COULD Mackovic have been a very smart, competent voter? Sure- but he didn’t even try to be, because the ballot just wasn’t important to him. And it wasn’t just him. I’m sure that MOST coaches hand off their ballots to an assistant coach, an information director, or an athletic department secretary.

No, that is not what Dye said. He said “I want people on this committee that can watch tape,” which clearly does not mean the mere ability to watch a game. He’s saying committee members should be able to break down the game play by play the way coaches do with their assistants and players. To me, that skill doesn’t seem all that relevant to the committee’s job.

How much autonomy does this comittee have, anyway? They’re just selecting the four playoff teams, right? How far off from the composite top 4 can they go? When choosing between #4 and #5, are these members really expected to break down plays, and not just stats?

A politically-connected woman with a healthy passion for football seems like a good diversity move to me.
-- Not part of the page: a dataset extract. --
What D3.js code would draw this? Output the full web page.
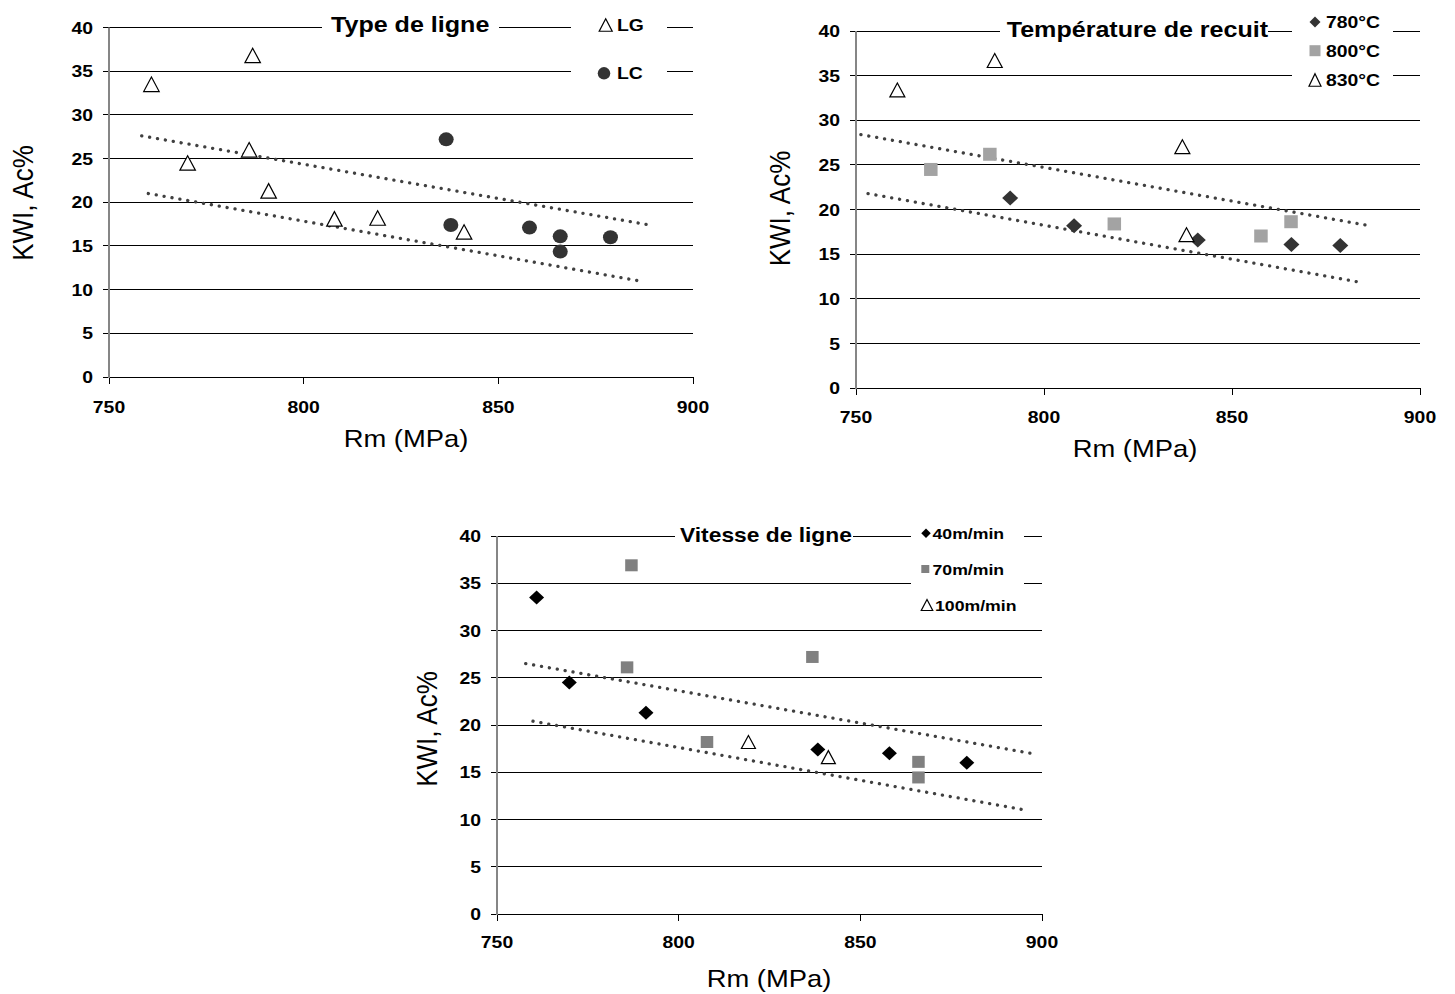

If she represents the interests of the Average College Football Fan, not just people who can be too far inside the business, then she might be a very good addition. All I’d want to know is how much of a fan she is.

She’s featured in an NFL ad talking about how, as Secretary of State, she still would drop everything and watch the Super Bowl every year, no matter where she was in the world, including waking up at 3:00am local time in Israel. And in searching her credentials for this thread, I found numerous anecdotes of her avidly attending games while a professor at Stanford and other stories indicating a passionate fan of the game.

In 1989, the NFL selected Paul Tagliabue to be commissioner. Tagligabue had never played or coached a football game on any level and his hiring is the reason that the NFL is the bankrupt failure and low ratings joke it is today*. If only the NFL had selected Pat Dye and his dirty hands, things would be a lot different. Can we risk Ms Rice becoming the college football equivalent of Paul Tagliabue?

*I may be wrong about the bankrupt joke part.

Rice was supposedly considered as a replacement for Tagliable when he retired. So there’s that.